- **Required task**
Only the lines from the start of the data through the line containing "const slopeTriangle = [[259, 2.03], [452, 2.03], [452, 2.76]]" should be written out, exactly as they are, with both ends included and the pictures left out.

- **Recorded data**
◆ ◆ ◆ ◆

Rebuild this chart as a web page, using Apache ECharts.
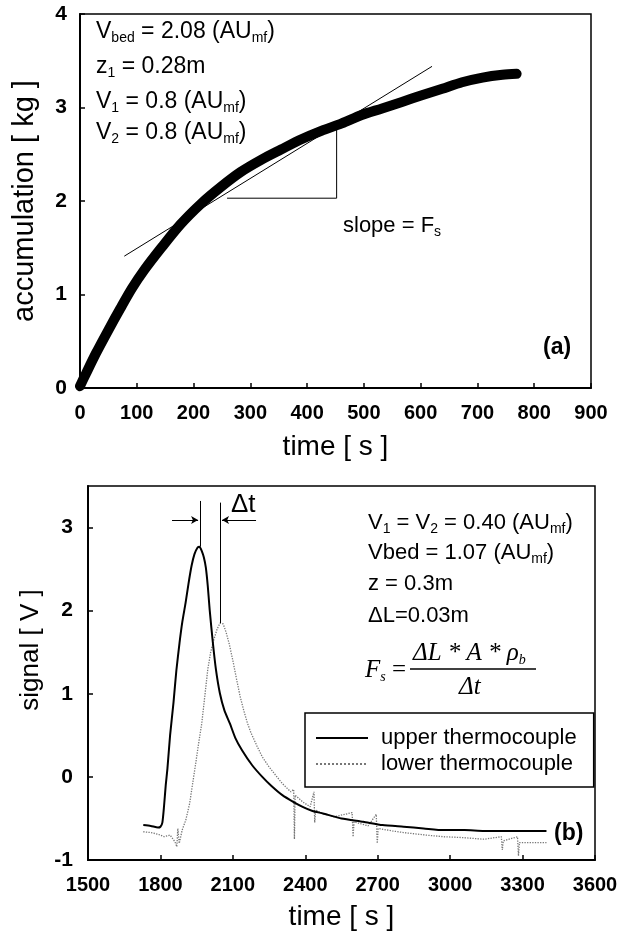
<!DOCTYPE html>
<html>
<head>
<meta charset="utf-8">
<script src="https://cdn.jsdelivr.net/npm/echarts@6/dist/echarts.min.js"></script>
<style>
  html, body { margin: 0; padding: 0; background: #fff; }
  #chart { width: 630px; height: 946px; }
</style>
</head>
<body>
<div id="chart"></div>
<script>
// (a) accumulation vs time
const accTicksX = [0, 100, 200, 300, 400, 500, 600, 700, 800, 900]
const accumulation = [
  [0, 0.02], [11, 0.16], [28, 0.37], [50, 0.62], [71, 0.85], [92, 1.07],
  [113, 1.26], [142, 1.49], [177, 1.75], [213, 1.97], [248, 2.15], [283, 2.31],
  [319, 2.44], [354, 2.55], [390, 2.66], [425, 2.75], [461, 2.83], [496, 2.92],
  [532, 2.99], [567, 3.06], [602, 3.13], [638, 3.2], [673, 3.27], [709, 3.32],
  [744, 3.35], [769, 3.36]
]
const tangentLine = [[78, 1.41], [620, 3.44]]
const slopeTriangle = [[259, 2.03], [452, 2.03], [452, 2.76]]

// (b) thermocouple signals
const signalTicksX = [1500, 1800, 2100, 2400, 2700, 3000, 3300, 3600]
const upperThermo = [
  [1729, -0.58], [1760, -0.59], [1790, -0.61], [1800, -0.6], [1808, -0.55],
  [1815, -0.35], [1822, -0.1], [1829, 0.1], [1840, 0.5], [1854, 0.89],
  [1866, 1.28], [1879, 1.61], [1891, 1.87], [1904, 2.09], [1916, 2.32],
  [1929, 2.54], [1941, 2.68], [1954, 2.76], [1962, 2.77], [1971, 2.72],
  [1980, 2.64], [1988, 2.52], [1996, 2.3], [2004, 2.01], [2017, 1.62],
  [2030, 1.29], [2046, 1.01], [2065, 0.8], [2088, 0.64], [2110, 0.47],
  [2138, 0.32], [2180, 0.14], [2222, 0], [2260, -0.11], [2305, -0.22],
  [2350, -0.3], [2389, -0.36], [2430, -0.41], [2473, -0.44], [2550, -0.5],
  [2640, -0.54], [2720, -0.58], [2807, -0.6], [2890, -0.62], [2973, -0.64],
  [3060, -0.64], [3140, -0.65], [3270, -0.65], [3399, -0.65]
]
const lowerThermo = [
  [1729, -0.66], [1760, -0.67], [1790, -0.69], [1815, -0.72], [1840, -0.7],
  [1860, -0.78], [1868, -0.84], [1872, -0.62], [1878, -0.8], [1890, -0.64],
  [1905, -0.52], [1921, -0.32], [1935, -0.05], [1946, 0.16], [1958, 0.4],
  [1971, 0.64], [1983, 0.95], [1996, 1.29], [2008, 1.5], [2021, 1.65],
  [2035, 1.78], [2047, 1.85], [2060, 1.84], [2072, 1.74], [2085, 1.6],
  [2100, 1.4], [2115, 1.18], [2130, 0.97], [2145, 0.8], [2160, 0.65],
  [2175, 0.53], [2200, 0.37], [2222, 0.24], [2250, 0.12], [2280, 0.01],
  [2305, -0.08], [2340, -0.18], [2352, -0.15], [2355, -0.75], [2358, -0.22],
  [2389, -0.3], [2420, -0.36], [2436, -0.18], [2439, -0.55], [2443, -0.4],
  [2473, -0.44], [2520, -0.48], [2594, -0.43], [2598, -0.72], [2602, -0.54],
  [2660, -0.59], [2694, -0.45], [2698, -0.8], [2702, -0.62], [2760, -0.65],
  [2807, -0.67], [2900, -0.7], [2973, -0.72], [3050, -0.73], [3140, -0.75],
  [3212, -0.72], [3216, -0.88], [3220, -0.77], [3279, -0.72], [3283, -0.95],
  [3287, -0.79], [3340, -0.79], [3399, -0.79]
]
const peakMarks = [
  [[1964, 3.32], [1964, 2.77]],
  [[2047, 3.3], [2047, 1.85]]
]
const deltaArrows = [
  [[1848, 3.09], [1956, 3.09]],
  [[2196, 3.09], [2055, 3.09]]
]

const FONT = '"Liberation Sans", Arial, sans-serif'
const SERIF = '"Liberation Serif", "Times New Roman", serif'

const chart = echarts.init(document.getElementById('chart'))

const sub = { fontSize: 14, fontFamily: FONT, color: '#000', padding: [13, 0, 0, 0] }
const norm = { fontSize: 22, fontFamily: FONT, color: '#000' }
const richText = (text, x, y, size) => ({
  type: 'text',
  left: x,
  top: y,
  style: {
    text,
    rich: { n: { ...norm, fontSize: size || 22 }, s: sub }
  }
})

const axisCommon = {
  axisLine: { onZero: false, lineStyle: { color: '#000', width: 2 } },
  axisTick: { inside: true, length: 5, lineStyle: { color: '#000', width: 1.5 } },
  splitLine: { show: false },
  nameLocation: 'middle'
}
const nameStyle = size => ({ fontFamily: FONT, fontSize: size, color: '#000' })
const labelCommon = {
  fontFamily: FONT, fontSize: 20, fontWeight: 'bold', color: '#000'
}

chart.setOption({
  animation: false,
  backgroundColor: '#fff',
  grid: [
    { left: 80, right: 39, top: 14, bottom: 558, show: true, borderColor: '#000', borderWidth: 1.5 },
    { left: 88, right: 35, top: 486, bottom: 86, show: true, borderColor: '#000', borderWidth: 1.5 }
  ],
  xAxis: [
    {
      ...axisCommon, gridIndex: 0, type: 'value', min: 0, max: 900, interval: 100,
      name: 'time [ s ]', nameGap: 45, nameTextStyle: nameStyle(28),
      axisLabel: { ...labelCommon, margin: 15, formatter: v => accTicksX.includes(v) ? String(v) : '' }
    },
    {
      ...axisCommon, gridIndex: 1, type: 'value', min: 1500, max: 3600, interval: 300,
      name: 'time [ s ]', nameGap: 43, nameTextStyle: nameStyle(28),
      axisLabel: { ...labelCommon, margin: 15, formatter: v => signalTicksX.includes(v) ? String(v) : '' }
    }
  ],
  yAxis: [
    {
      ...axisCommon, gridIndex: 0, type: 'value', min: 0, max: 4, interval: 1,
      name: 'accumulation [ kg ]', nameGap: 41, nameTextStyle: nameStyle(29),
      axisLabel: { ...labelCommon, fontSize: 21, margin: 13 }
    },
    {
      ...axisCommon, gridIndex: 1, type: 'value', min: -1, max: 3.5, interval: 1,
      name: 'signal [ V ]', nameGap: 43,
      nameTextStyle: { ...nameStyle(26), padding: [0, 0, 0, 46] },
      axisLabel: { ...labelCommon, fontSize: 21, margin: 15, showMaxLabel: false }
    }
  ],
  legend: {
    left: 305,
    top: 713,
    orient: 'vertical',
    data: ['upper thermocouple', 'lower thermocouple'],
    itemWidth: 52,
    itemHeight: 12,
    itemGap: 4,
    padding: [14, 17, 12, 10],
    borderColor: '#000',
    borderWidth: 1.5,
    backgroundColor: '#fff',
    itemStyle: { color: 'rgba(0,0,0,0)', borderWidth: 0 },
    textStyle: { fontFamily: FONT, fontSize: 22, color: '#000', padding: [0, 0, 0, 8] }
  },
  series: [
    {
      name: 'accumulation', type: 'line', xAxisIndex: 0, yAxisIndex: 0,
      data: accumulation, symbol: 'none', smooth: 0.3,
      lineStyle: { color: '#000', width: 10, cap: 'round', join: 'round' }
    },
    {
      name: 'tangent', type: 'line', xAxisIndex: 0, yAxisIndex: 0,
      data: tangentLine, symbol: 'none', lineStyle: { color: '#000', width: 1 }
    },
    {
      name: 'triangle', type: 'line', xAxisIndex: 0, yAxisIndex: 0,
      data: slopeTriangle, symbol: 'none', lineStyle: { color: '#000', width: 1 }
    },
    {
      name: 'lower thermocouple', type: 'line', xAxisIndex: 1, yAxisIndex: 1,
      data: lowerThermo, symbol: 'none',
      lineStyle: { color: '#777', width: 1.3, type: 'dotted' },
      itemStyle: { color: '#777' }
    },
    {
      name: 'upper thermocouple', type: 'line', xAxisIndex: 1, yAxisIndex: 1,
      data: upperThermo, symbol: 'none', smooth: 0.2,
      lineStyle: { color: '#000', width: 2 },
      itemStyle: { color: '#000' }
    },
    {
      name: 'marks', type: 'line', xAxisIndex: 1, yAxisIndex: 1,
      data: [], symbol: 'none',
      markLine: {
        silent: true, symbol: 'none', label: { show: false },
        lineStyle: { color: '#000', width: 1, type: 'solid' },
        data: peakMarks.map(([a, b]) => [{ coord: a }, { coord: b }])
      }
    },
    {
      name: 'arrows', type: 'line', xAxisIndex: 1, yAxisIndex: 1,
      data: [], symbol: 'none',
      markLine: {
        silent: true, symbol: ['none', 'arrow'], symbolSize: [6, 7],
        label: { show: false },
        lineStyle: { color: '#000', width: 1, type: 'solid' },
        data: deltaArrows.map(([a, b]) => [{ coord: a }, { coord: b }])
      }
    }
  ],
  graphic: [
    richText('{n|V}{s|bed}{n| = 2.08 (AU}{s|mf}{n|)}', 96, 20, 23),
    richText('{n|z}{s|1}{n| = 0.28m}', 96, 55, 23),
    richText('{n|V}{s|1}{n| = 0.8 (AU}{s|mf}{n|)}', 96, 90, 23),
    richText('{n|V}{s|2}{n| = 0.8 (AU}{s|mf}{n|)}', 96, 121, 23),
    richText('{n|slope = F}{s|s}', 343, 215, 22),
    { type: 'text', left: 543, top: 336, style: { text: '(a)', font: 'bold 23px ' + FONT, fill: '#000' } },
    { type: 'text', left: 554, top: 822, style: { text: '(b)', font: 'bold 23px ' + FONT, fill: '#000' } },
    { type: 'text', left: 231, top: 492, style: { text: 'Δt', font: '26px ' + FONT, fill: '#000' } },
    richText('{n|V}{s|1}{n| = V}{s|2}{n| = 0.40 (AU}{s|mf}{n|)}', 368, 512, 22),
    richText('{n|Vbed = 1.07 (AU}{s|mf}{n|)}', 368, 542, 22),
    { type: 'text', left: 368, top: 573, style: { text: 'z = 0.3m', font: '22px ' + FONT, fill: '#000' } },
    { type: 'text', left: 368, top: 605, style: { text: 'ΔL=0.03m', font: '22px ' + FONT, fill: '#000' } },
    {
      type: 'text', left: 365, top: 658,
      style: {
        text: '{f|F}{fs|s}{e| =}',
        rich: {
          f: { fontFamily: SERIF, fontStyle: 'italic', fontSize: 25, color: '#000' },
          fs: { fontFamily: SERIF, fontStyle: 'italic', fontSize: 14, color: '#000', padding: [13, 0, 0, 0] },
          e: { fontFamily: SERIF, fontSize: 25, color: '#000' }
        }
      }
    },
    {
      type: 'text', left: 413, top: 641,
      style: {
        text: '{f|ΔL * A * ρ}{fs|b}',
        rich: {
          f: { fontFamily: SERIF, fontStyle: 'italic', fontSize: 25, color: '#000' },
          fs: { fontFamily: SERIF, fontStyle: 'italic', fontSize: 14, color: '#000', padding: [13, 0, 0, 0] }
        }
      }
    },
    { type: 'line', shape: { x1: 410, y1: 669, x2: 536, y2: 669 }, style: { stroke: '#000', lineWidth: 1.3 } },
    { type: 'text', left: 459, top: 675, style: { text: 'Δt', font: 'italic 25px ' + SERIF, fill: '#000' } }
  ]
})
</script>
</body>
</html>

◆ ◆ ◆ ◆

- **Reply**
Rebuild this chart as a web page, using Apache ECharts.
<!DOCTYPE html>
<html>
<head>
<meta charset="utf-8">
<script src="https://cdn.jsdelivr.net/npm/echarts@6/dist/echarts.min.js"></script>
<style>
  html, body { margin: 0; padding: 0; background: #fff; }
  #chart { width: 630px; height: 946px; }
</style>
</head>
<body>
<div id="chart"></div>
<script>
// (a) accumulation vs time
const accTicksX = [0, 100, 200, 300, 400, 500, 600, 700, 800, 900]
const accumulation = [
  [0, 0.02], [11, 0.16], [28, 0.37], [50, 0.62], [71, 0.85], [92, 1.07],
  [113, 1.26], [142, 1.49], [177, 1.75], [213, 1.97], [248, 2.15], [283, 2.31],
  [319, 2.44], [354, 2.55], [390, 2.66], [425, 2.75], [461, 2.83], [496, 2.92],
  [532, 2.99], [567, 3.06], [602, 3.13], [638, 3.2], [673, 3.27], [709, 3.32],
  [744, 3.35], [769, 3.36]
]
const tangentLine = [[78, 1.41], [620, 3.44]]
const slopeTriangle = [[259, 2.03], [452, 2.03], [452, 2.76]]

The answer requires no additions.